Best practices for monitoring AWS CloudHSM - AWS Prescriptive Guidance

Best practices for monitoring AWS CloudHSM

Monitoring best practices can improve the security, performance, and reliability of your AWS CloudHSM cluster. Follow the AWS CloudHSM monitoring best practices in the AWS CloudHSM documentation. In addition, the following are some key guidelines that can help you effectively monitor your AWS CloudHSM resources:

  • Establish baselines – Set baseline metrics and thresholds for each workload, such as the number of expected session keys, token keys, and open sessions.

  • Alert when workload outcomes are at risk – Configure Amazon CloudWatch alarms to initiate notifications when workload metrics exceed established thresholds. These alerts should notify you of operational or performance issues or potential security risks, such as malicious activity.

  • Review and revise metrics – Regularly review the monitoring data to assess the effectiveness of your established metrics. Metrics should reflect the health and performance of your AWS CloudHSM cluster. Adjust the metrics based on evolving workload patterns and operational requirements. This promotes optimal monitoring and alerting capabilities.

The monitoring and alerting recommendations for AWS CloudHSM in this guide follow the best practices in the following AWS Well-Architected Framework pillars:

  • The operational excellence pillar recommends that your workload should be designed to include telemetry and monitoring. AWS CloudHSM provides the information necessary, such as metrics, logs, events, and traces, for you to understand the state of your resource. For more information, see Monitoring AWS CloudHSM in the AWS CloudHSM documentation. When you operate AWS CloudHSM, you need to be able to understand cluster health, to detect operational events, and to respond to both planned and unplanned events. AWS provides monitoring tools that help you determine when organizational and business outcomes might be at risk so that you can take the appropriate actions at the right time.

  • The performance efficiency pillar recommends that you should monitor the performance of your resources, such as AWS CloudHSM clusters, by gathering, aggregating, and processing performance-related metrics in near real time. You can identify performance degradation and remediate the factors. For example, you might detect hardware security modules (HSMs) in the cluster that are reporting server-side errors. You can raise alarms automatically when measurements are outside of the expected thresholds. We recommend that you use alarms not only for notifications, but also to initiate automated actions in response to the detected events. For example, you can automate an increase in the number of HSMs in the cluster.

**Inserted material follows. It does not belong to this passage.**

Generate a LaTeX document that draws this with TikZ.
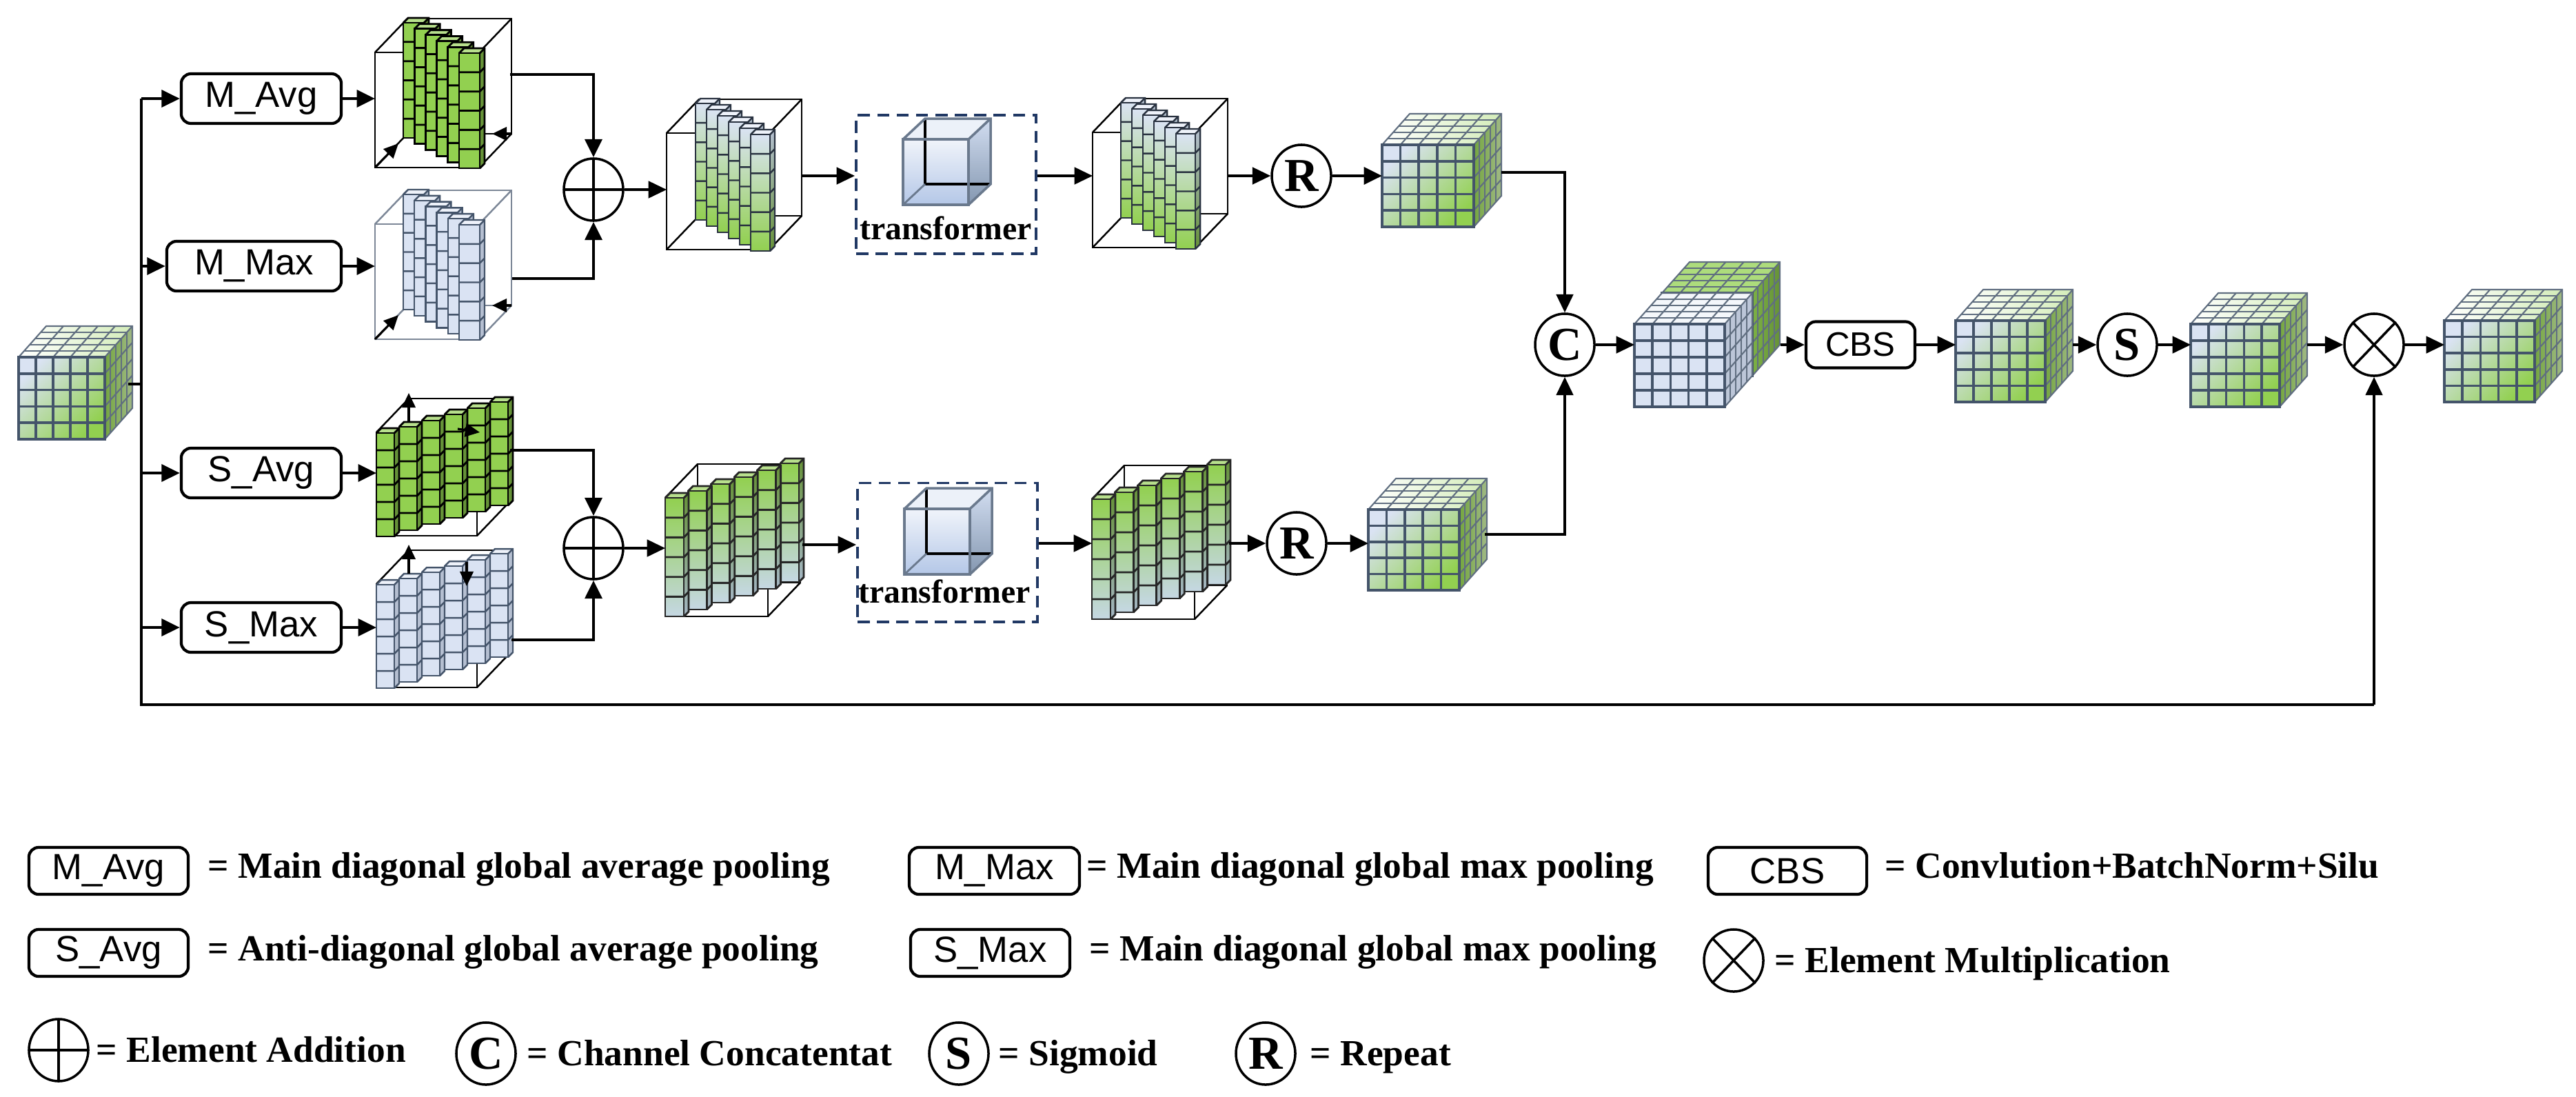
\documentclass[tikz,border=0pt]{standalone}
\usepackage{fontspec}
\setmainfont{Liberation Serif}
\setsansfont{Liberation Sans}
\usetikzlibrary{arrows.meta,shapes.geometric}
\newcommand{\myfs}[1]{\fontsize{#1pt}{#1pt}\selectfont}
\definecolor{bface}{HTML}{DAE3F3}
\definecolor{gface}{HTML}{92D050}
\definecolor{gline}{HTML}{44546A}
\definecolor{navy}{HTML}{203864}
\definecolor{pris}{HTML}{B4C7E7}
\definecolor{prisd}{HTML}{8497B0}
\definecolor{lbg}{HTML}{C5D7E3}
\tikzset{
  conn/.style={line width=1.3pt, -{Triangle[length=7.5pt,width=7pt]}},
  thinconn/.style={line width=0.9pt, -{Triangle[length=7.5pt,width=7pt]}},
  plain/.style={line width=1.3pt},
  smallarr/.style={line width=0.9pt, -{Triangle[length=6pt,width=5.5pt]}},
  opbox/.style={draw, line width=1.2pt, rounded corners=4pt, minimum height=0.72cm, inner sep=0pt, font=\sffamily\myfs{15}},
  circop/.style={draw, ellipse, line width=1pt, minimum width=0.86cm, minimum height=0.9cm, inner sep=0pt, font=\bfseries\myfs{19.5}},
  addop/.style={circop, path picture={\draw[line width=1pt] (path picture bounding box.north) -- (path picture bounding box.south) (path picture bounding box.west) -- (path picture bounding box.east);}},
  trbox/.style={draw=navy, line width=1.1pt, dash pattern=on 5pt off 3pt, minimum width=2.61cm, minimum height=2.01cm, inner sep=0pt},
  trtext/.style={font=\bfseries\myfs{13.6}, inner sep=0pt},
  legtext/.style={font=\bfseries\myfs{15.2}, inner sep=0pt, anchor=base west},
  % grid cubes
  cfront/.style={top color=bface, bottom color=gface, middle color=bface!50!gface, shading angle=45},
  ctop/.style={left color=white, right color=gface!40!white},
  cside/.style={left color=gface!80!black, right color=gface!50!gray!80!white},
  cgridf/.style={draw=gline, line width=1pt},
  cgridt/.style={draw=gline!85, line width=0.6pt},
  kbfront/.style={fill=gface},
  kbtop/.style={fill=gface!75!white},
  kbside/.style={left color=gface!85!black, right color=gface!70!black},
  kbgridf/.style={draw=gline, line width=1pt},
  kbgridt/.style={draw=gline!85, line width=0.6pt},
  kffront/.style={fill=bface},
  kftop/.style={fill=bface!30!white},
  kfside/.style={fill=bface!80!gline},
  kfgridf/.style={draw=gline, line width=1pt},
  kfgridt/.style={draw=gline!85, line width=0.6pt},
  % columns
  gcfront/.style={fill=gface}, gcside/.style={fill=gface!70!black}, gctop/.style={fill=gface!65!white}, gcline/.style={draw=black, line width=0.8pt},
  bcfront/.style={fill=bface}, bcside/.style={fill=bface!75!gline}, bctop/.style={fill=bface!45!white}, bcline/.style={draw=gline, line width=0.7pt},
  fcfront/.style={top color=bface, bottom color=gface}, fcside/.style={top color=bface!75!gline, bottom color=gface!70!black}, fctop/.style={fill=bface!45!white}, fcline/.style={draw=gline!60!black, line width=0.7pt},
  rcfront/.style={top color=gface, bottom color=lbg}, rcside/.style={top color=gface!70!black, bottom color=lbg!75!gline}, rctop/.style={fill=gface!65!white}, rcline/.style={draw=black!85, line width=0.8pt},
  gwire/.style={draw=black, line width=0.7pt},
  bwire/.style={draw=gline!70, line width=0.7pt}
}
% grid cube: x y w h prefix (front top-left corner)
\newcommand{\mycube}[5]{%
  \fill[#5front] (#1,#2) rectangle ++(#3,#4);
  \fill[#5top] (#1,#2) -- ++(#3,0) -- ++(40,-45) -- ++(-#3,0) -- cycle;
  \fill[#5side] (#1+#3,#2) -- ++(40,-45) -- ++(0,#4) -- ++(-40,45) -- cycle;
  \foreach \k in {1,...,4} {
    \draw[#5gridt] ({#1+\k*#3/5},#2) -- ++(40,-45);
    \draw[#5gridt] ({#1+8*\k},{#2-9*\k}) -- ++(#3,0);
    \draw[#5gridt] ({#1+#3+8*\k},{#2-9*\k}) -- ++(0,#4);
    \draw[#5gridt] (#1+#3,{#2+\k*#4/5}) -- ++(40,-45);
    \draw[#5gridf] ({#1+\k*#3/5},#2) -- ++(0,#4);
    \draw[#5gridf] (#1,{#2+\k*#4/5}) -- ++(#3,0);
  }
  \draw[#5gridt] (#1,#2) -- ++(40,-45) -- ++(#3,0) -- ++(0,#4) -- ++(-40,45);
  \draw[#5gridt] (#1+#3,#2) -- ++(40,-45);
  \draw[#5gridf] (#1,#2) rectangle ++(#3,#4);
}
% column of cubes: x y w h prefix
\newcommand{\mycol}[5]{%
  \fill[#5front] (#1,#2) rectangle ++(#3,#4);
  \fill[#5side] (#1+#3,#2) -- ++(7,-7) -- ++(0,#4) -- ++(-7,7) -- cycle;
  \fill[#5top] (#1,#2) -- ++(7,-7) -- ++(#3,0) -- ++(-7,7) -- cycle;
  \foreach \k in {1,...,5} {\draw[#5line] (#1,{#2+\k*#4/6}) -- ++(#3,0) -- ++(7,-7);}
  \draw[#5line] (#1,#2) rectangle ++(#3,#4);
  \draw[#5line] (#1,#2) -- ++(7,-7) -- ++(#3,0) -- ++(0,#4) -- ++(-7,7);
  \draw[#5line] (#1+#3,#2) -- ++(7,-7);
}
% main-diagonal columns: x y h prefix colw dx dy
\newcommand{\mymcols}[7]{\foreach \i in {0,...,5} {\pgfmathsetmacro{\qx}{#1+#6*\i}\pgfmathsetmacro{\qy}{#2+#7*\i}\mycol{\qx}{\qy}{#5}{#3}{#4}}}
\newcommand{\myacols}[7]{\foreach \i in {5,4,...,0} {\pgfmathsetmacro{\qx}{#1+#6*\i}\pgfmathsetmacro{\qy}{#2+#7*\i}\mycol{\qx}{\qy}{#5}{#3}{#4}}}
% wireframe box
\newcommand{\mywire}[5]{%
  \draw[#5] (#1,#2) rectangle ++(#3,#4);
  \draw[#5] (#1+47,#2-49) rectangle ++(#3,#4);
  \draw[#5] (#1,#2) -- ++(47,-49);
  \draw[#5] (#1+#3,#2) -- ++(47,-49);
  \draw[#5] (#1,#2+#4) -- ++(47,-49);
  \draw[#5] (#1+#3,#2+#4) -- ++(47,-49);
}
% transformer prism
\newcommand{\myprism}[2]{%
  \fill[top color=bface!40!white, bottom color=pris] (#1,#2) rectangle ++(95,95);
  \fill[top color=pris!60!white, bottom color=prisd] (#1+95,#2) -- ++(32,-30) -- ++(0,95) -- ++(-32,30) -- cycle;
  \fill[bface!50!white] (#1,#2) -- ++(32,-30) -- ++(95,0) -- ++(-32,30) -- cycle;
  \draw[black, line width=1pt] (#1+32,#2-30) -- ++(0,95) -- ++(95,0);
  \draw[prisd!80!black, line width=0.8pt] (#1+32,#2+65) -- (#1,#2+95);
  \draw[prisd!80!black, line width=1pt] (#1,#2) rectangle ++(95,95);
  \draw[prisd!80!black, line width=1pt] (#1,#2) -- ++(32,-30) -- ++(95,0) -- ++(0,95) -- ++(-32,30);
  \draw[prisd!80!black, line width=1pt] (#1+95,#2) -- ++(32,-30);
}
\begin{document}
\begin{tikzpicture}[x=0.01cm,y=-0.01cm]
\useasboundingbox (0,0) rectangle (3737,1590);
% ---------------- shapes
\mycube{27}{518}{125}{119}{c}
% M_Avg volume
\mywire{544}{76}{151}{167}{gwire}
\mymcols{585}{33}{167}{gc}{30}{16.2}{8.8}
\draw[smallarr] (544,243) -- ++(34,-35);
\draw[smallarr] (742,194) -- ++(-28,0);
% M_Max volume
\mywire{544}{325}{151}{167}{bwire}
\mymcols{585}{282}{167}{bc}{30}{16.2}{8.8}
\draw[smallarr] (544,492) -- ++(34,-35);
\draw[smallarr] (742,443) -- ++(-28,0);
% S_Avg volume
\mywire{546}{627}{146}{150}{gwire}
\myacols{546}{628}{150}{gc}{26}{33}{-9}
\draw[smallarr] (593,612) -- (593,570);
\draw[smallarr] (664,622) -- (696,627);
% S_Max volume
\mywire{546}{847}{146}{150}{gwire}
\myacols{546}{848}{150}{bc}{26}{33}{-9}
\draw[smallarr] (593,832) -- (593,790);
\draw[smallarr] (677,815) -- (677,850);
% fused volumes
\mywire{967}{193}{149}{169}{gwire}
\mymcols{1009}{150}{169}{fc}{28}{16}{9}
\mywire{1585}{192}{149}{167}{gwire}
\mymcols{1626}{149}{167}{fc}{28}{16}{9}
\mywire{965}{722}{149}{172}{gwire}
\myacols{965}{722}{172}{rc}{27}{33.4}{-10}
\mywire{1584}{724}{149}{174}{gwire}
\myacols{1584}{724}{174}{rc}{27}{33.4}{-10}
% transformers
\node[trbox] (trT) at (1372.5,267.5) {};
\myprism{1310}{202}
\node[trtext] (trTt) at (1372,331) {transformer};
\node[trbox] (trB) at (1374.5,801) {};
\myprism{1312}{738}
\node[trtext] (trBt) at (1370,858) {transformer};
% cubes
\mycube{2005}{210}{133}{119}{c}
\mycube{1985}{739}{132}{117}{c}
\mycube{2411}{425}{131}{120}{kb}
\mycube{2371}{470}{131}{120}{kf}
\mycube{2837}{465}{130}{118}{c}
\mycube{3178}{470}{129}{120}{c}
\mycube{3546}{465}{131}{118}{c}
% ---------------- nodes
\node[opbox, minimum width=2.32cm] (mavg) at (379,143) {M\_Avg};
\node[opbox, minimum width=2.53cm] (mmax) at (368.5,386) {M\_Max};
\node[opbox, minimum width=2.32cm] (savg) at (379,686) {S\_Avg};
\node[opbox, minimum width=2.32cm] (smax) at (379,910) {S\_Max};
\node[addop] (addT) at (861,275) {};
\node[addop] (addB) at (861,795) {};
\node[circop] (rT) at (1888,255) {R};
\node[circop] (rB) at (1881,788) {R};
\node[circop] (cat) at (2270,500) {C};
\node[opbox, minimum width=1.58cm, minimum height=0.67cm, font=\sffamily\myfs{14}] (cbs) at (2699,500) {CBS};
\node[circop] (sig) at (3086,500) {S};
\node[circop] (mul) at (3444,500) {};
\draw[line width=1pt] (mul.north west) -- (mul.south east) (mul.north east) -- (mul.south west);
% ---------------- coordinates
\coordinate (inR) at (186,557);
\coordinate (tj) at (205,557);
\coordinate (t1) at (205,143);
\coordinate (t2) at (205,386);
\coordinate (t3) at (205,686);
\coordinate (t4) at (205,910);
\coordinate (tb) at (205,1022);
\coordinate (tr) at (3444,1022);
\coordinate (mavgin) at (544,143);
\coordinate (mmaxin) at (544,386);
\coordinate (savgin) at (546,686);
\coordinate (smaxin) at (546,910);
\coordinate (mavgout) at (740,108);
\coordinate (mmaxout) at (743,404);
\coordinate (savgout) at (740,653);
\coordinate (smaxout) at (742,928);
\coordinate (ftin) at (967,275);
\coordinate (ftout) at (1163,255);
\coordinate (v2in) at (1585,255);
\coordinate (v2out) at (1780,255);
\coordinate (cTin) at (2005,255);
\coordinate (cTout) at (2178,250);
\coordinate (fbin) at (965,795);
\coordinate (fbout) at (1164,790);
\coordinate (v2bin) at (1584,788);
\coordinate (v2bout) at (1783,788);
\coordinate (cBin) at (1985,788);
\coordinate (cBout) at (2154,775);
\coordinate (catin) at (2371,500);
\coordinate (catout) at (2583,500);
\coordinate (c3in) at (2837,500);
\coordinate (c3out) at (3007,500);
\coordinate (c4in) at (3178,500);
\coordinate (c4out) at (3347,500);
\coordinate (fin) at (3546,500);
% ---------------- connectors
\draw[plain] (inR) -- (tj);
\draw[plain] (t1) -- (tb) -- (tr);
\draw[conn] (t1) -- (mavg.west);
\draw[conn] (t2) -- (mmax.west);
\draw[conn] (t3) -- (savg.west);
\draw[conn] (t4) -- (smax.west);
\draw[thinconn] (tr) -- (mul.south);
\draw[conn] (mavg.east) -- (mavgin);
\draw[conn] (mmax.east) -- (mmaxin);
\draw[conn] (savg.east) -- (savgin);
\draw[conn] (smax.east) -- (smaxin);
\draw[conn] (mavgout) -| (addT.north);
\draw[conn] (mmaxout) -| (addT.south);
\draw[conn] (savgout) -| (addB.north);
\draw[conn] (smaxout) -| (addB.south);
\draw[thinconn] (addT) -- (ftin);
\draw[thinconn] (ftout) -- (ftout -| trT.west);
\draw[thinconn] (trT.east |- v2in) -- (v2in);
\draw[thinconn] (v2out) -- (rT);
\draw[conn] (rT) -- (cTin);
\draw[thinconn] (cTout) -| (cat.north);
\draw[thinconn] (addB) -- (fbin);
\draw[thinconn] (fbout) -- (fbout -| trB.west);
\draw[thinconn] (trB.east |- v2bin) -- (v2bin);
\draw[thinconn] (v2bout) -- (rB);
\draw[conn] (rB) -- (cBin);
\draw[thinconn] (cBout) -| (cat.south);
\draw[thinconn] (cat) -- (catin);
\draw[thinconn] (catout) -- (cbs.west);
\draw[thinconn] (cbs.east) -- (c3in);
\draw[thinconn] (c3out) -- (sig);
\draw[thinconn] (sig) -- (c4in);
\draw[thinconn] (c4out) -- (mul);
\draw[thinconn] (mul) -- (fin);
% ---------------- legend
\node[opbox, minimum width=2.31cm, minimum height=0.68cm] (lmavg) at (157.5,1263) {M\_Avg};
\node[legtext] (lmavgt) at (301,1273) {= Main diagonal global average pooling};
\node[opbox, minimum width=2.47cm, minimum height=0.68cm] (lmmax) at (1442.5,1263) {M\_Max};
\node[legtext] (lmmaxt) at (1576,1273) {= Main diagonal global max pooling};
\node[opbox, minimum width=2.30cm, minimum height=0.68cm] (lcbs) at (2593,1263) {CBS};
\node[legtext] (lcbst) at (2734,1273) {= Convlution+BatchNorm+Silu};
\node[opbox, minimum width=2.31cm, minimum height=0.68cm] (lsavg) at (157.5,1382) {S\_Avg};
\node[legtext] (lsavgt) at (301,1393) {= Anti-diagonal global average pooling};
\node[opbox, minimum width=2.31cm, minimum height=0.68cm] (lsmax) at (1436.5,1382) {S\_Max};
\node[legtext] (lsmaxt) at (1580,1393) {= Main diagonal global max pooling};
\node[circop] (lmul) at (2515,1393) {};
\draw[line width=1pt] (lmul.north west) -- (lmul.south east) (lmul.north east) -- (lmul.south west);
\node[legtext] (lmult) at (2574,1410) {= Element Multiplication};
\node[addop] (ladd) at (85,1523) {};
\node[legtext] (laddt) at (139,1540) {= Element Addition};
\node[circop] (lcat) at (705,1528) {C};
\node[legtext] (lcatt) at (764,1545) {= Channel Concatentat};
\node[circop] (lsig) at (1391,1528) {S};
\node[legtext] (lsigt) at (1448,1545) {= Sigmoid};
\node[circop] (lrep) at (1836,1528) {R};
\node[legtext] (lrept) at (1900,1545) {= Repeat};
\end{tikzpicture}
\end{document}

  • The reliability pillar defines monitoring and alerting as critical to ensure that you are meeting your availability requirements. Your monitoring solution must be able to detect failures effectively. When it detects problems or failures, its primary objective is to alert on those issues. Implementing continuous observability and monitoring practices is imperative for resilient architectures in the cloud. To improve your workloads, you must be able to measure them and understand their state and health. Design principles for automatic recovery from a failure, horizontal scalability, and capacity provisioning depend on accurate monitoring and alerting services.

  • The security pillar discusses detection and prevention of unexpected or unwanted configuration changes and of unexpected behavior. By default, AWS CloudHSM collects your HSM audit logs and sends them to Amazon CloudWatch Logs on your behalf. You can use the audit logs to monitor the operations that are performed within each HSM in the cluster.